December 26, 2012 3:50 pm

Two versions of Polanski

Soon to be celebrated at London’s BFI, the director is at his best when dissecting the darker side of existence
Roman Polanski at Cannes, 2012©Getty

Roman Polanski at Cannes, 2012

People behaving badly. There have been few better subjects in film and no filmmaker better at tackling it than Roman Polanski. From Knife in the Water to Carnage, via the bumpy and resplendent peaks of Repulsion, Rosemary’s Baby and Chinatown (films where the air is so rare and the artistry so impudent the spectator is left happily gasping), he excels at movies in the best sense maudits. Mordant; blackly comic; wooing notoriety. Full of timor mortis, but never timor vitae. Movies about human beings traversing the mapless realm called life, that Hades-on-Earth where our “lostness”, and the helpless, mad or volatile things it makes us do, would be tragic if not funny, or funny if not tragic.

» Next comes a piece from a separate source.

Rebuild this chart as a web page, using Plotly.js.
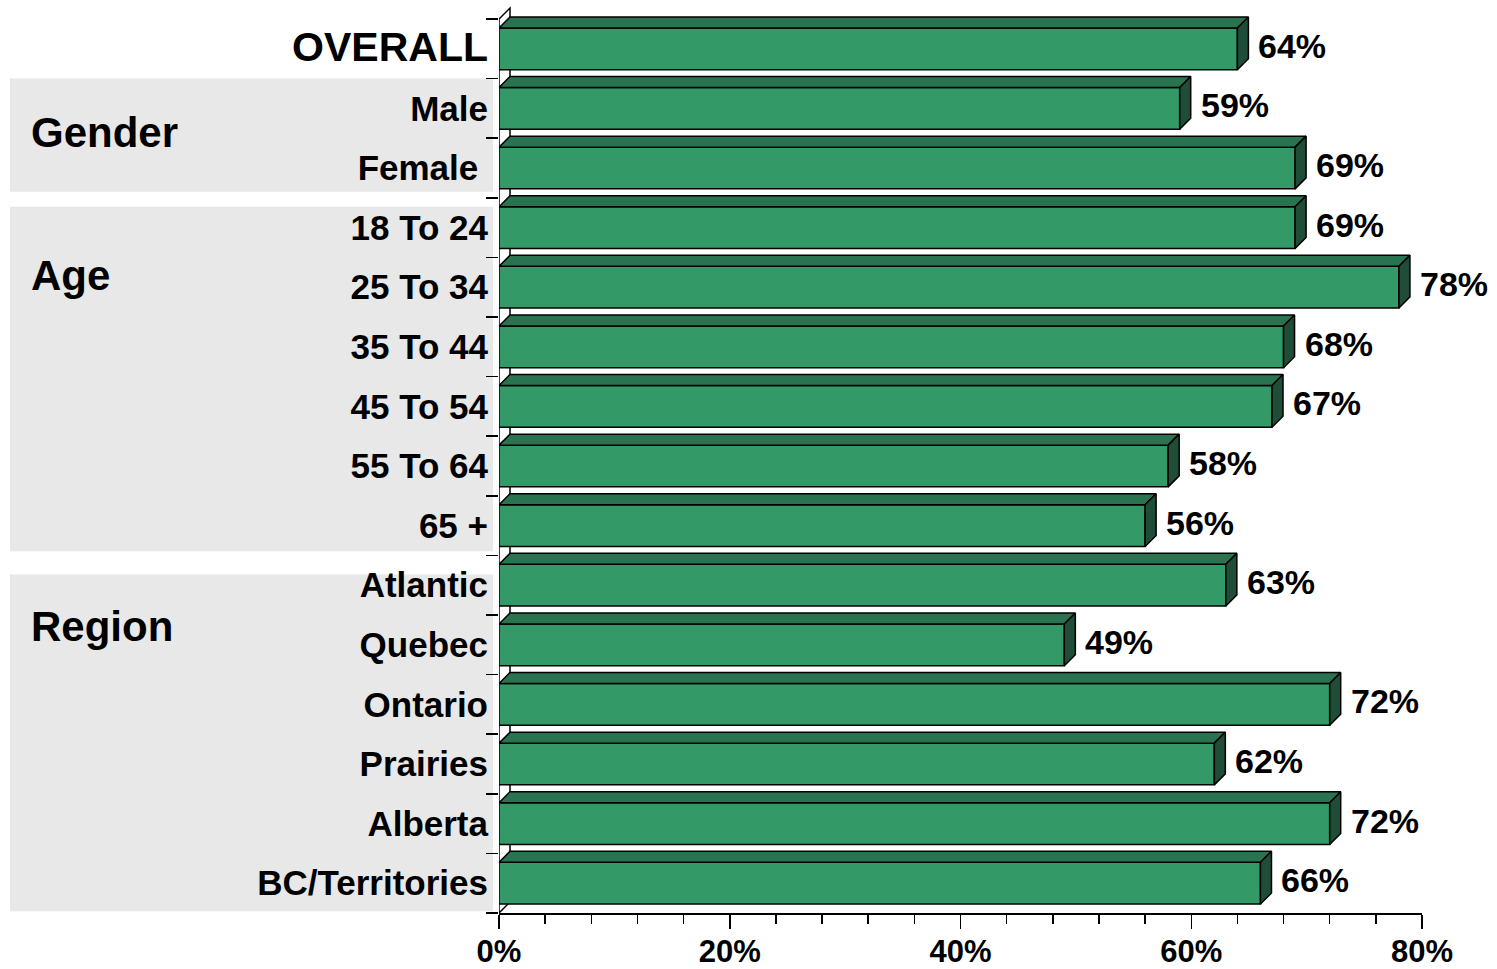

Yet I have an uneasy feeling, as a new season of Polanski celebration starts at the British Film Institute in London, that we will be told by some this director is great – or his greatness has grown and matured – by virtue of his films about virtue. We will be told to admire The Pianist (all those Cannes awards and Oscars), or Death and the Maiden (political heroism perfumed with stage greasepaint), or the ever so worthy, so pictorial, so insipidly literary Tess.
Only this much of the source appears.